Boullée’s plan answered the challenges well. He could house a vast number of books (perhaps up to 300,000 volumes) and managed to fill the space with natural light from above, overcoming the problem that there could be no side windows in a room surrounded by existing buildings and lined with bookshelves. His design was visually very impressive. And because it reused the existing courtyard, it was much cheaper than a new, free-standing building would have been – one contemporary estimated Boullée’s proposal would cost only one-tenth the price of a completely new building.
The books are on open-access shelves, facing the visitor. This was in marked contrast to the old medieval way of housing books, with each volume attached to the bookcase by a chain. Although ancient, the chained library system was still widely used, and the method of storage in Boullée’s library was a way of making the collection more accessible than in many libraries. To emphasize this point, Boullée’s drawings show visitors wandering freely about the space. However, he illustrates no desks where readers could work – a strange omission, although the wide floor space could have been used to accommodate desks and chairs.

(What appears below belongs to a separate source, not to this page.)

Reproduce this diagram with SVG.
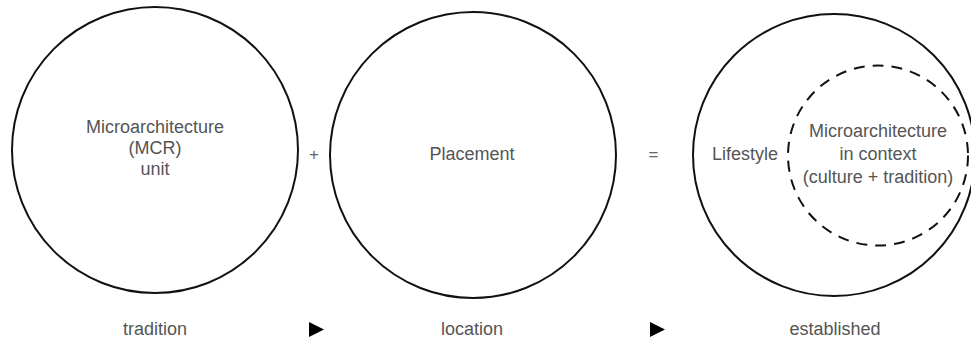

The architectural style of the interior is Classical – a sober version of the style with very plain Tuscan or Doric columns and Atlas statues. The great arching ceiling, creating a volume in the form of a half cylinder, reflects Boullée’s interest in pure geometry, as in his Newton monument (see Cenotaph for Isaac Newton entry here). The top lighting was both practical and a testimony to another of Boullée’s great interests, what he called ‘the architecture of shadows’, or how light behaves in three-dimensional spaces.
Boullée was fired with enthusiasm and did a whole series of drawings for the project, studies done with an artist’s eye for light and shade. And no wonder: Boullée had wanted to be a painter but had been forced by his father to switch to architecture. A model of the library was exhibited to the public. Most of the responses were favourable. The scheme seemed likely to go ahead – more likely indeed than other grand plans for cultural buildings that were afoot at the time, such as proposals for a new opera house. With this support and the fact that the project was such a high-profile one, it is easy to see why Boullée would have been enthusiastic. But more than this, the architect liked the way in which his building could provide a fitting home for the great works of literature that had shaped French and European civilization.
As a Classicist, Boullée looked back to the ancient civilizations of Greece and Rome, and saw the links between them and modern Europe. One day, he found himself thinking about these links when looking at a print of Raphael’s great fresco The School of Athens, in the Vatican. In Raphael’s painting, groups of Greek philosophers talk and debate in a vast Classical interior, parts of which have huge, semicircular, vaulted ceilings. It struck Boullée that he could allude to this great tradition of learning by arranging some of the figures in one of his drawings of the library in a way that echoed Raphael’s painting. By doing this, he was linking the learning of contemporary users of the library with those of the ancient world, and placing France and its library at the end of an illustrious tradition.
In spite of its quality, Boullée’s reading room was never built. In 1789, the French Revolution came, banishing all thoughts of major building projects in central Paris. The library had to wait until 1854 before a substantial new building was put up to house the even larger collection that had mounted up by then. The library still preserves Boullée’s drawings.